Small business owners need to be alert to energy payment scams that are emerging across the state this holiday season. Energy scam attempts so far this year have led to $81,000 in losses.

SBAM President and CEO Rob Fowler was a featured presenter at a press conference Nov. 18 at Michigan State Police headquarters in downtown Lansing. “Small businesses help form the backbone of our state’s economy, but many of them can be hurt greatly if they are scammed out of even a few hundred dollars,” he said. “We are committed to helping our members be aware of scams, and encourage them to report if they believe they have been targets of fraud.”

Typically, a caller will contact a small business, such as a store or a restaurant; pretend to be from Consumers Energy; and demand payment within an hour or two using a prepaid credit or debit card. The scam has been reported in 57 counties. “We are aware of over 1,000 attempts by criminals to con small business owners into making payments they believe are intended for Consumers Energy,” said Annette Gardiner, Consumers Energy’s vice president for shared services. “We want to provide the public with information to recognize and report these criminal attempts, and to make sure they don’t become a victim.”

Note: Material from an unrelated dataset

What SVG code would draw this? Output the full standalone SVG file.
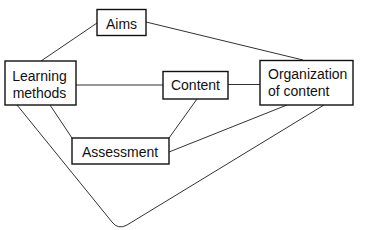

Telephone scammers may do the following:

  • Demand payment within a short time frame.
  • Threaten service will be shut off if payment is not made.
  • Insist on a specific form of payment, such as a pre-paid credit card commonly purchased at a convenience store.
  • May seek personal or account information.
  • May have an account number or what sounds like the proper bill amount
  • May “spoof” a caller’s phone, making it appear as if the call comes from Consumers Energy.
  • May provide an 800 or 888 number to call that is not legitimate.

“Law enforcement agencies continue to work with victims to bring perpetrators to justice, but the best defense against this crime is public awareness,” said Capt. Christopher Stolicker, commander of the Michigan State Police Special Investigation Division. “Never give personal information or money over the phone to anyone you do not know.”

Consumers Energy reminded the public that it does not demand payment in less than 24 hours, nor does it force customers to use a single payment method, such as a prepaid credit card. The energy provider encouraged customers with concerns to call 800-477-5050. Company representatives can confirm if they’re being contacted legitimately.

“Sadly, many people find themselves the targets of attempts to con them out of their money, often by pretending to represent trusted companies such as Consumers Energy,” said Phil Catlett, president and CEO of the Better Business Bureau serving Western Michigan. “People should know that resources are available, such as a scam tracker that we offer online, to help them make safe decisions, and to put these criminals out of business.”

Consumers Energy, Michigan’s largest utility, is the principal subsidiary of CMS Energy, providing natural gas and electricity to 6.6 million of the state’s 10 million residents in all 68 Lower Peninsula counties.